Opinion
KA 01-00963
March 21, 2003.
Appeal from a judgment of Oswego County Court (Hafner, Jr., J.), entered January 8, 2001, convicting defendant after a jury trial of, inter alia, sexual abuse in the first degree (four counts).
D.J. J.A. CIRANDO, ESQS., SYRACUSE (SUSAN R. RIDER Of Counsel), For Defendant-appellant.
DENNIS N. HAWTHORNE, SR., District Attorney, OSWEGO (DONALD E. TODD Of Counsel), For Plaintiff-respondent.
PRESENT: PINE, J.P., SCUDDER, KEHOE, LAWTON, AND HAYES, JJ.
MEMORANDUM AND ORDER
It is hereby ORDERED that the judgment so appealed from be and the same hereby is unanimously affirmed.
Memorandum:
On appeal from a judgment convicting him, following a jury trial, of four counts of sexual abuse in the first degree (Penal Law § 130.65) and four counts of endangering the welfare of a child (§ 260.10 [1]), defendant contends that County Court's Sandoval ruling constituted an abuse of discretion. We disagree. The court "properly balanced the probative value of [the] evidence against its potential for prejudice" (People v. Witzigman, 295 A.D.2d 990, 990, lv denied 98 N.Y.2d 714; see People v. Walker, 83 N.Y.2d 455, 458-459). The fact that the prior convictions of defendant arose from his violations of court orders is "relevant to the issue of credibility since it demonstrated the defendant's willingness to place his interests above those of society" (People v. Kostaras, 255 A.D.2d 602, 602; see also People v. Mienko, 282 A.D.2d 283, lv denied 96 N.Y.2d 904).
Defendant failed to preserve for our review his further contention that the testimony of a police investigator improperly bolstered the testimony of the two child victims (see People v. Houk, 225 A.D.2d 1085, lv denied 90 N.Y.2d 940; People v. Smith, 219 A.D.2d 794, lv denied 86 N.Y.2d 875). In any event, we conclude that defense counsel opened the door to that allegedly improper testimony (see People v. Melendez, 55 N.Y.2d 445, 451-452; see also People v. Lamphier, 302 A.D.2d 864 [Feb. 7, 2003]).

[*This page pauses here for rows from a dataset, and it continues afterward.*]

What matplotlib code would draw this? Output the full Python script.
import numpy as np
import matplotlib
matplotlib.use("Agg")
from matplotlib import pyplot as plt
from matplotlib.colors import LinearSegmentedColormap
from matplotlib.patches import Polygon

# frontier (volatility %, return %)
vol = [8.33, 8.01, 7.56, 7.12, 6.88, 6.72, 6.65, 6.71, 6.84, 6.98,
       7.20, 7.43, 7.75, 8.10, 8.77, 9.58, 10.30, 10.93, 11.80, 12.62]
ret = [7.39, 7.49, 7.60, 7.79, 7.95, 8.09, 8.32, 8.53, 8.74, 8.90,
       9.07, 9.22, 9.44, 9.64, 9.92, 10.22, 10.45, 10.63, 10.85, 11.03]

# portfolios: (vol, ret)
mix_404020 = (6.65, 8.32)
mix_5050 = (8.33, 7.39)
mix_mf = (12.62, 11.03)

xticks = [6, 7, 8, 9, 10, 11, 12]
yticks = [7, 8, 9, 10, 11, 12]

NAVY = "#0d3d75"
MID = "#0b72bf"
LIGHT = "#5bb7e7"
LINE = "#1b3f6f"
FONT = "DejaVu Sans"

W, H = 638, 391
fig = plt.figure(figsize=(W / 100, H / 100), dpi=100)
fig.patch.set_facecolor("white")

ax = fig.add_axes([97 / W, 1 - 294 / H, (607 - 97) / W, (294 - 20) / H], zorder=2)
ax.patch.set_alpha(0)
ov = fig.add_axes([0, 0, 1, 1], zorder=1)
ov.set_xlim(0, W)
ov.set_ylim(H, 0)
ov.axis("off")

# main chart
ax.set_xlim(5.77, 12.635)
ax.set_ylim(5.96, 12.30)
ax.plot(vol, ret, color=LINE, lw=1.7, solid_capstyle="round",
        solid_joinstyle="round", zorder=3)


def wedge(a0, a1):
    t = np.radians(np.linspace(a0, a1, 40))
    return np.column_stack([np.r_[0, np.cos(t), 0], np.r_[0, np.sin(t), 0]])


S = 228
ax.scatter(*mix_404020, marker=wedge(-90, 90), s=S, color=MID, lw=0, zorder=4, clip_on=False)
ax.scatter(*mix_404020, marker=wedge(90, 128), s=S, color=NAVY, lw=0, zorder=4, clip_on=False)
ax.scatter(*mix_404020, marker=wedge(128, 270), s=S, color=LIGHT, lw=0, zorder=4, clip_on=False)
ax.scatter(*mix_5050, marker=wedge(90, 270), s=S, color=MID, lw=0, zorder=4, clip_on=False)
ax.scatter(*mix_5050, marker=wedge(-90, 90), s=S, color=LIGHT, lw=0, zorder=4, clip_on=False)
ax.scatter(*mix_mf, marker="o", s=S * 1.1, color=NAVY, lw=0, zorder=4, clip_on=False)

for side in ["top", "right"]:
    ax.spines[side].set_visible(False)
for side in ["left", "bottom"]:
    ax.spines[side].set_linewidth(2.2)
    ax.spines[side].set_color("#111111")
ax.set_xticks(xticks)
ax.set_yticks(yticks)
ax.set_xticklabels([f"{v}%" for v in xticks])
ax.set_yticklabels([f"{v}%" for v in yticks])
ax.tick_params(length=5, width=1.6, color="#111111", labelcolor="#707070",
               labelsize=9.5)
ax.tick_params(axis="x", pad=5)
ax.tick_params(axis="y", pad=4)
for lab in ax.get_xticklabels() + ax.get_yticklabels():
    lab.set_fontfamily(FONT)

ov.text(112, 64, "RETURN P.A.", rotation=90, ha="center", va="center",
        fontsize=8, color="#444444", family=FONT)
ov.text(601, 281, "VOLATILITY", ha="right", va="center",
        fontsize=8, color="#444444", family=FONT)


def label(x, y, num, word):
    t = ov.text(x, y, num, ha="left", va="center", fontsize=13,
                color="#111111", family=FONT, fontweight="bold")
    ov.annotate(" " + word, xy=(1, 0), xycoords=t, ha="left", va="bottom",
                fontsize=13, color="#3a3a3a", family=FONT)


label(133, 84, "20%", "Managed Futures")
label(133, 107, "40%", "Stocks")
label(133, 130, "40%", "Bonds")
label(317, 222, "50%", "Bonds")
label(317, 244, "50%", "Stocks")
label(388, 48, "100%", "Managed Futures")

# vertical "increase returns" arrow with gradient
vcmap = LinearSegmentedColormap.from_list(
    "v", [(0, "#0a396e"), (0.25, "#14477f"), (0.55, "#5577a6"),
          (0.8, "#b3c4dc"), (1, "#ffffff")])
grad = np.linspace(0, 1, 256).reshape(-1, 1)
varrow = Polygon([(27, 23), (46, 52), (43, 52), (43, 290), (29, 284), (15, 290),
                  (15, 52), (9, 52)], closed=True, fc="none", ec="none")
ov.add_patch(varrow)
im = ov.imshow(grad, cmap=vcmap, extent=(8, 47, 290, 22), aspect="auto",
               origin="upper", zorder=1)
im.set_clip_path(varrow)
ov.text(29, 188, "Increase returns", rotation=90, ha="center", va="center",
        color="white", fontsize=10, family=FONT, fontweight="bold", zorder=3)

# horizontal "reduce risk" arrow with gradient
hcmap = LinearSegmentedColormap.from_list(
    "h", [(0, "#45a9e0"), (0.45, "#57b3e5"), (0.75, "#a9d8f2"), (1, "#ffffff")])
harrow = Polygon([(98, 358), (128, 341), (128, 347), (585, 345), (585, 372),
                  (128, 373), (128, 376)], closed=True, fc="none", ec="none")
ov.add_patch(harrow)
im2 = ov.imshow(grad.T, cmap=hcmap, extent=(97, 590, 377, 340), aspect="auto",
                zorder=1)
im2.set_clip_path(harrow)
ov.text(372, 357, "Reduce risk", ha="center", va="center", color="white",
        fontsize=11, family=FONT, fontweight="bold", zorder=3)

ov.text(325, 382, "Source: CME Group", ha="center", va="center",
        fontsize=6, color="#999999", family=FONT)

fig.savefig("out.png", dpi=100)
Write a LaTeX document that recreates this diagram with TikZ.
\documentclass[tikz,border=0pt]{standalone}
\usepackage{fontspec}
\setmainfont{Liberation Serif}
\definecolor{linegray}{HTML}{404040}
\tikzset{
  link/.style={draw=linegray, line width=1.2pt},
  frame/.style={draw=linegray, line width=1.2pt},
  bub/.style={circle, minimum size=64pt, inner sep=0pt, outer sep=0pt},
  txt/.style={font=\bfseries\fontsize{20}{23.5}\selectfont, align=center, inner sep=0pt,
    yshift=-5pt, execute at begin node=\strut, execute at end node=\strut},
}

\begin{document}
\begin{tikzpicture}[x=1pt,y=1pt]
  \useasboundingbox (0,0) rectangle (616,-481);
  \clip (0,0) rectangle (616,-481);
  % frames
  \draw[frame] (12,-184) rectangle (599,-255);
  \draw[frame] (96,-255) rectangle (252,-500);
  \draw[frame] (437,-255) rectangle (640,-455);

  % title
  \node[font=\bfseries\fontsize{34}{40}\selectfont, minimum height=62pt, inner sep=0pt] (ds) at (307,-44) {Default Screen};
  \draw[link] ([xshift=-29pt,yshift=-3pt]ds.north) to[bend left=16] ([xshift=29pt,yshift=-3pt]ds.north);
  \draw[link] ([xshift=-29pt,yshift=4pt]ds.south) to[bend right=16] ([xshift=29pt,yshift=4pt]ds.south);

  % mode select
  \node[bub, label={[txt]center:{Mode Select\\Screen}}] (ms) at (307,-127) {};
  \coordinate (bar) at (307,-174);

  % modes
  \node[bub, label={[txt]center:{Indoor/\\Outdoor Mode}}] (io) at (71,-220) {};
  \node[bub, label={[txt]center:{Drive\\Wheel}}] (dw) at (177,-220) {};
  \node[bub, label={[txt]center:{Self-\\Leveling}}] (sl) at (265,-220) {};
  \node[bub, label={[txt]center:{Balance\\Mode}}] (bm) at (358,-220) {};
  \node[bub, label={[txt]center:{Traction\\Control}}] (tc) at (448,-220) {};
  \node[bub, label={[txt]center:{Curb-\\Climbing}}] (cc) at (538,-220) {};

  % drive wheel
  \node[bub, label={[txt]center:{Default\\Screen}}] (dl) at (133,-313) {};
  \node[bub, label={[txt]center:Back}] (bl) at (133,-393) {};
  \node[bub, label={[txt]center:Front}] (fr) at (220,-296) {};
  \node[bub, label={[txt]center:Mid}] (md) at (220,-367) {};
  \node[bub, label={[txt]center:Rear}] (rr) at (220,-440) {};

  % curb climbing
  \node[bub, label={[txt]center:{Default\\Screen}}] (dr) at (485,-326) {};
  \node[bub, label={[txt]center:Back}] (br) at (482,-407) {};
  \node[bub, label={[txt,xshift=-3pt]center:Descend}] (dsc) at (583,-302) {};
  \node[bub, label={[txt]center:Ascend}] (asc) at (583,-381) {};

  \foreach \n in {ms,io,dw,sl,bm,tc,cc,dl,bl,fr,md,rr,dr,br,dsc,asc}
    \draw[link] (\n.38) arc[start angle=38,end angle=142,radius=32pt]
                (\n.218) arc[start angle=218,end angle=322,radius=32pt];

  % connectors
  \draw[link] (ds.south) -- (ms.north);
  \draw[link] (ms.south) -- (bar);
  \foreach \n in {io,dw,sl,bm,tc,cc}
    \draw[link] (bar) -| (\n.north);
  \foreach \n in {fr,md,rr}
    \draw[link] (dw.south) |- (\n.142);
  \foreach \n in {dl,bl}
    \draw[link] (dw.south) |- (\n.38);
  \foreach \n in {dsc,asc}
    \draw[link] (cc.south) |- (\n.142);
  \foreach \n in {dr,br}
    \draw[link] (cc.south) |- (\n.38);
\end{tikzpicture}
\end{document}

Defendant was not denied a fair trial by prosecutorial misconduct or cumulative errors. Contrary to defendant's contentions, the prosecutor adhered to the court's Ventimiglia ruling (see People v. Alvarez, 98 A.D.2d 777; cf. People v. Saracina, 298 A.D.2d 953, 954, lv denied 99 N.Y.2d 564), and the delayed disclosure of Brady material did not prejudice the defense inasmuch as defendant was "`given a meaningful opportunity to use the * * * exculpatory material to cross-examine the People's witnesses or as evidence during his case'" (People v. Bonilla, 298 A.D.2d 871, 871, lv denied 99 N.Y.2d 555, quoting People v. Cortijo, 70 N.Y.2d 868, 870; see People v. Bennett, 273 A.D.2d 914, lv denied 95 N.Y.2d 932). Contrary to the further contention of defendant, he was not denied effective assistance of counsel. Although defense counsel's cross-examination of the People's witnesses elicited damaging testimony, there was a discernible strategy in the questions posed by defense counsel. "[A] reviewing court must avoid confusing `true ineffectiveness [of counsel] with mere losing tactics and according undue significance to retrospective analysis'" (People v. Benevento, 91 N.Y.2d 708, 712; see People v. Standard, 273 A.D.2d 870, 870, lv denied 95 N.Y.2d 908). We conclude that the evidence, the law, and the circumstances of this case, viewed in totality and as of the time of the representation, establish that defendant received meaningful representation (see People v. Baldi, 54 N.Y.2d 137, 147).
The verdict, based on credibility determinations of the jury, is not against the weight of the evidence. The testimony of the child victims was not "incredible as a matter of law" (People v. Hogan, 292 A.D.2d 834, 835, lv denied 98 N.Y.2d 676; see People v. Clark, 292 A.D.2d 816, lv denied 98 N.Y.2d 650), and it cannot be said that the jury failed to give their testimony the weight it should be accorded (see People v. Bleakley, 69 N.Y.2d 490, 495). The sentence is neither unduly harsh nor severe.